# [TASK BRIEF]
Copy out the listing that follows, exact in every word, and skip the images.

Start COLLECTED DATA

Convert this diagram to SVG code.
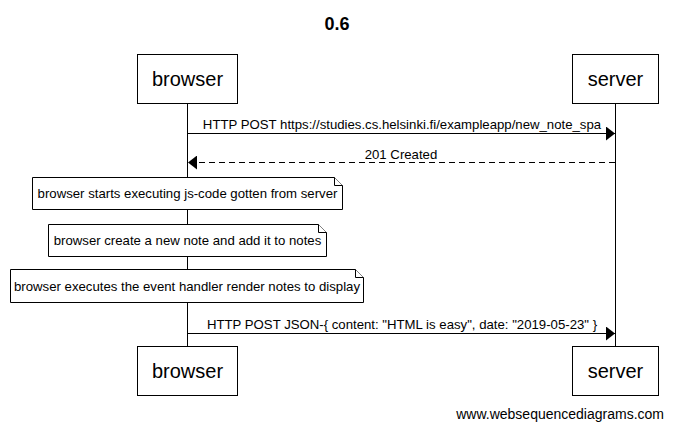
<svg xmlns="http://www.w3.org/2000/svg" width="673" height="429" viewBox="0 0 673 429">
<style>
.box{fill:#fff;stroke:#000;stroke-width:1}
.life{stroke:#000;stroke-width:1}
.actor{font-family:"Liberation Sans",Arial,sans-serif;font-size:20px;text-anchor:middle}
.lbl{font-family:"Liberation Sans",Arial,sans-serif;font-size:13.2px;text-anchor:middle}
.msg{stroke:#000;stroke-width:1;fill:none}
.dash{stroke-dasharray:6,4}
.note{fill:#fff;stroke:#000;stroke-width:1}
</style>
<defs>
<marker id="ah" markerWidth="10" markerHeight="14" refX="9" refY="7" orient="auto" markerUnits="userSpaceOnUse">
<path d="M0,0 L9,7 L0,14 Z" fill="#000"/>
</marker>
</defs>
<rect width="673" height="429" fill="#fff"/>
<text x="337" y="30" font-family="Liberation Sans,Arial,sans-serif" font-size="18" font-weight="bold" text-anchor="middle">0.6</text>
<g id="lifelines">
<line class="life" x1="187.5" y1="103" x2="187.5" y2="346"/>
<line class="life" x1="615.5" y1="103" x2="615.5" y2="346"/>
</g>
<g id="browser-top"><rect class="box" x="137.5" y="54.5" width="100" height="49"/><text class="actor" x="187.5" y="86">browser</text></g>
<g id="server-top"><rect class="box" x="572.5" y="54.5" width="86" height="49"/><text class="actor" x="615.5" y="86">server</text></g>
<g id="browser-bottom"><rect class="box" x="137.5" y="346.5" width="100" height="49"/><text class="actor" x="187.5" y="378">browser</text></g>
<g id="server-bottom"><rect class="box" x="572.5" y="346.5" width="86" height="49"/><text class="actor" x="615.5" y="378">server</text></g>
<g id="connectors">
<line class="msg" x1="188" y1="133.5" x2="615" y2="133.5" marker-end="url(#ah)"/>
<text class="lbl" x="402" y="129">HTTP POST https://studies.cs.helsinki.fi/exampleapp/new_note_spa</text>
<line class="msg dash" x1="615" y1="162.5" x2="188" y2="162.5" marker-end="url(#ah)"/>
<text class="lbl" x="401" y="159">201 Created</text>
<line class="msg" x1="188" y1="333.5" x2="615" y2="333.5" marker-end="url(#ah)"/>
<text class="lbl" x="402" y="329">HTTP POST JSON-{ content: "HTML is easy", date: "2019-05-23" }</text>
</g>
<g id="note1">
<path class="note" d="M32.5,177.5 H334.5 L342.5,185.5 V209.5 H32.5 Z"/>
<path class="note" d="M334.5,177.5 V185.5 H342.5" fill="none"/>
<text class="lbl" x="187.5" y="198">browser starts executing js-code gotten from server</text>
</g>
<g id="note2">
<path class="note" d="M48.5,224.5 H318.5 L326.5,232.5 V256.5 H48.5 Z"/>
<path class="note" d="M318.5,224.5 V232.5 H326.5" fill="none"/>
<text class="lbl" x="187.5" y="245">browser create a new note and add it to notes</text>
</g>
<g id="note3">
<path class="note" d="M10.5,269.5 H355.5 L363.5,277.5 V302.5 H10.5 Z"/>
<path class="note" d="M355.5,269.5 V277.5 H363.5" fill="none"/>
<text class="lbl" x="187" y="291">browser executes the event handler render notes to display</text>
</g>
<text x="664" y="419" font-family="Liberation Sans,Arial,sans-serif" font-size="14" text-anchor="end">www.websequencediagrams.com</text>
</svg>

End COLLECTED DATA

# [ANSWER FOR THE TASK]
Convert this diagram to SVG code.
<svg xmlns="http://www.w3.org/2000/svg" width="673" height="429" viewBox="0 0 673 429">
<style>
.box{fill:#fff;stroke:#000;stroke-width:1}
.life{stroke:#000;stroke-width:1}
.actor{font-family:"Liberation Sans",Arial,sans-serif;font-size:20px;text-anchor:middle}
.lbl{font-family:"Liberation Sans",Arial,sans-serif;font-size:13.2px;text-anchor:middle}
.msg{stroke:#000;stroke-width:1;fill:none}
.dash{stroke-dasharray:6,4}
.note{fill:#fff;stroke:#000;stroke-width:1}
</style>
<defs>
<marker id="ah" markerWidth="10" markerHeight="14" refX="9" refY="7" orient="auto" markerUnits="userSpaceOnUse">
<path d="M0,0 L9,7 L0,14 Z" fill="#000"/>
</marker>
</defs>
<rect width="673" height="429" fill="#fff"/>
<text x="337" y="30" font-family="Liberation Sans,Arial,sans-serif" font-size="18" font-weight="bold" text-anchor="middle">0.6</text>
<g id="lifelines">
<line class="life" x1="187.5" y1="103" x2="187.5" y2="346"/>
<line class="life" x1="615.5" y1="103" x2="615.5" y2="346"/>
</g>
<g id="browser-top"><rect class="box" x="137.5" y="54.5" width="100" height="49"/><text class="actor" x="187.5" y="86">browser</text></g>
<g id="server-top"><rect class="box" x="572.5" y="54.5" width="86" height="49"/><text class="actor" x="615.5" y="86">server</text></g>
<g id="browser-bottom"><rect class="box" x="137.5" y="346.5" width="100" height="49"/><text class="actor" x="187.5" y="378">browser</text></g>
<g id="server-bottom"><rect class="box" x="572.5" y="346.5" width="86" height="49"/><text class="actor" x="615.5" y="378">server</text></g>
<g id="connectors">
<line class="msg" x1="188" y1="133.5" x2="615" y2="133.5" marker-end="url(#ah)"/>
<text class="lbl" x="402" y="129">HTTP POST https://studies.cs.helsinki.fi/exampleapp/new_note_spa</text>
<line class="msg dash" x1="615" y1="162.5" x2="188" y2="162.5" marker-end="url(#ah)"/>
<text class="lbl" x="401" y="159">201 Created</text>
<line class="msg" x1="188" y1="333.5" x2="615" y2="333.5" marker-end="url(#ah)"/>
<text class="lbl" x="402" y="329">HTTP POST JSON-{ content: "HTML is easy", date: "2019-05-23" }</text>
</g>
<g id="note1">
<path class="note" d="M32.5,177.5 H334.5 L342.5,185.5 V209.5 H32.5 Z"/>
<path class="note" d="M334.5,177.5 V185.5 H342.5" fill="none"/>
<text class="lbl" x="187.5" y="198">browser starts executing js-code gotten from server</text>
</g>
<g id="note2">
<path class="note" d="M48.5,224.5 H318.5 L326.5,232.5 V256.5 H48.5 Z"/>
<path class="note" d="M318.5,224.5 V232.5 H326.5" fill="none"/>
<text class="lbl" x="187.5" y="245">browser create a new note and add it to notes</text>
</g>
<g id="note3">
<path class="note" d="M10.5,269.5 H355.5 L363.5,277.5 V302.5 H10.5 Z"/>
<path class="note" d="M355.5,269.5 V277.5 H363.5" fill="none"/>
<text class="lbl" x="187" y="291">browser executes the event handler render notes to display</text>
</g>
<text x="664" y="419" font-family="Liberation Sans,Arial,sans-serif" font-size="14" text-anchor="end">www.websequencediagrams.com</text>
</svg>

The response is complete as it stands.